Por Carlos Dias, in Público on-line
Vitalina de Almeida, 97 anos de idade, deixou os bancos da escola há 85 anos e “com bom aproveitamento”. E quando já nada fazia prever que se desse ao cuidado de aprender, uma amiga muito chegada incentivou-a a frequentar a Universidade Sénior em Grândola. Já lá vão quatro anos, sem que o cansaço ou os problemas de saúde a afastem dos estudos. ”Olhe, até parece que me sinto mais leve. Que não tenho a idade que tenho” conta a senhora, no meio de uma estridente gargalhada.
Antes de frequentar as aulas, estava em casa, costurava, fazia renda e lia muito. "Não parava quieta” explica. Mesmo assim, “senti uma grande curiosidade em aprender coisas novas”. E passou a frequentar aulas de Informática, Gerontomotricidade, Amadurecer com Saúde e Cultura Geral. Palavrões que Vitalina de Almeida traduz para História e Património e Danças Coreografadas.
Só a Informática é que diz estar “um bocadinho atrasada” devido ao facto de ainda não ter tido muitas aulas. A falta de um computador em casa, onde vive sozinha, “também não ajuda muito”. Não tem condições económicas para comprar um aparelho que já foi um “bicho complicado” mas que agora encara com grande vontade de aprender a manusear.

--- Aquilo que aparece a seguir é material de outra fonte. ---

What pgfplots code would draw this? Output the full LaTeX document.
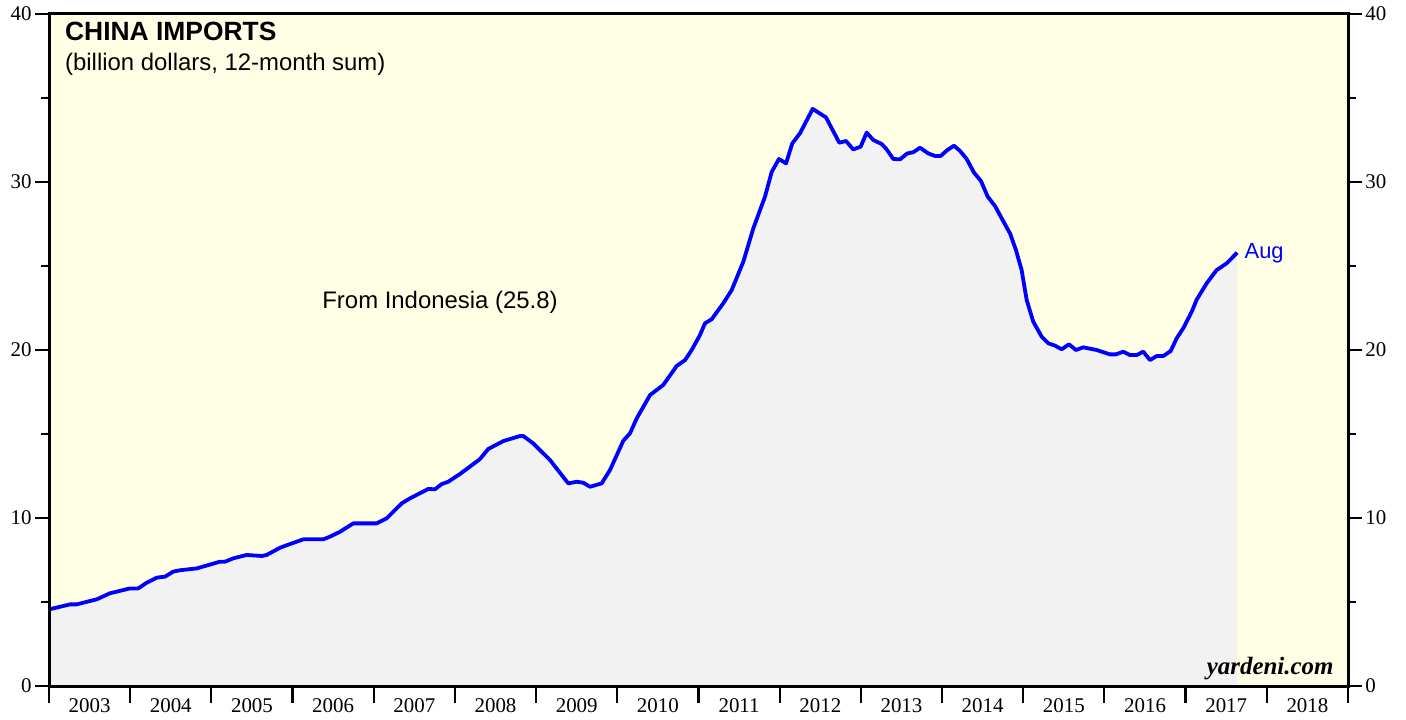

Mesmo assim queixa-se que a “cabeça já não é grande coisa”. Gostava de ter capacidade para interiorizar mais conhecimento, depois de tantas décadas sem estudar, apesar de ter concluído a antiga 4ª classe aos 12 anos “e com muito bom aproveitamento” recorda. Não se nota na sua voz um hiato ou um bloqueio momentâneo de memória.
Ana Pratas, responsável pela Universidade Sénior de Grândola, reforça o que classifica como um “fantástico exemplo de vida” descrevendo pormenores da sua passagem por um curso de Novas Oportunidades que também está a frequentar para concluir o 6º ano. Foi a primeira a começar a escrever a sua história de vida. “E tem uma letra muito bonita, nítida e uma escrita muito coerente. Além do mais consegue ler fluentemente e sem parar.”
A seu lado, Vitalina de Almeida sorri. Sorri sempre, enquanto conta ao PÚBLICO como é ser a aluna mais idosa da Universidade Sénior.
Novas formas de viver
“Ao fim de tantos anos descobri novas formas de viver”, prossegue a senhora, viúva há 18 anos, sem filhos e sem irmãos. “Éramos quatro. Já foram todos menos eu, a mais velha”. Uma história de solidão tão comum a mais idosos no Alentejo, incapazes de dar outra dimensão à sua vida.
Apesar de ter um dia-a-dia que não a deixa estar parada, a idosa diz que ainda tem gosto e vontade “para ler muito e fazer renda”. E depois lamenta-se que não tem tempo para nada, deixando expressa a convicção popular que “parar é morrer”. Conhece o que vai no mundo porque lê jornais “todos os dias” quando se desloca a um café próximo da sua casa para beber “um carioca” com uma amiga.
A sua presença nas aulas suscita as mais desencontradas observações. “Uns gostam do que faço, outros não. E ainda há os dizem que eu sou velha, mas eu não me importo”. A única resposta que tem para dar aos mais cépticos é clara: “Sempre que posso vou à escola”.
Nos constantes regressos que fez ao seu passado, contou que foi costureira de profissão, mas sempre na confecção de fato de homem. "Não gostava de fazer fatos de senhora”.
O ofício deixou-lhe alguns problemas de ossos. “Até já estou um bocadinho torta e pequenina”, diz. À força de ginástica espera endireitar os ossos. Outros problemas de saúde não tem, só o ser “muito mouca”, um problema que associa aos 97 anos que já conta.
Faz análises regularmente para saber do seu estado de saúde. “Dizem-me que tudo o que tenho é da idade. É por isso que não me importa de os ter”, mas ainda não teve nada de grave. A sua confiança na vida é tal que acredita chegar aos 100 anos, “altura em que sou capaz de arranjar algum emprego” conclui bem humorada.
Vitalina de Almeida representa “um exemplo importante” para os outros alunos na Universidade Sénior, que têm idades entre os 50 e os 97 anos. Os que têm mais de 60 dizem com frequência que “já não têm cabeça para aprender mas o caso da D. Vitalina ajuda-nos a contrariar esta posição”, diz Ana Pratas.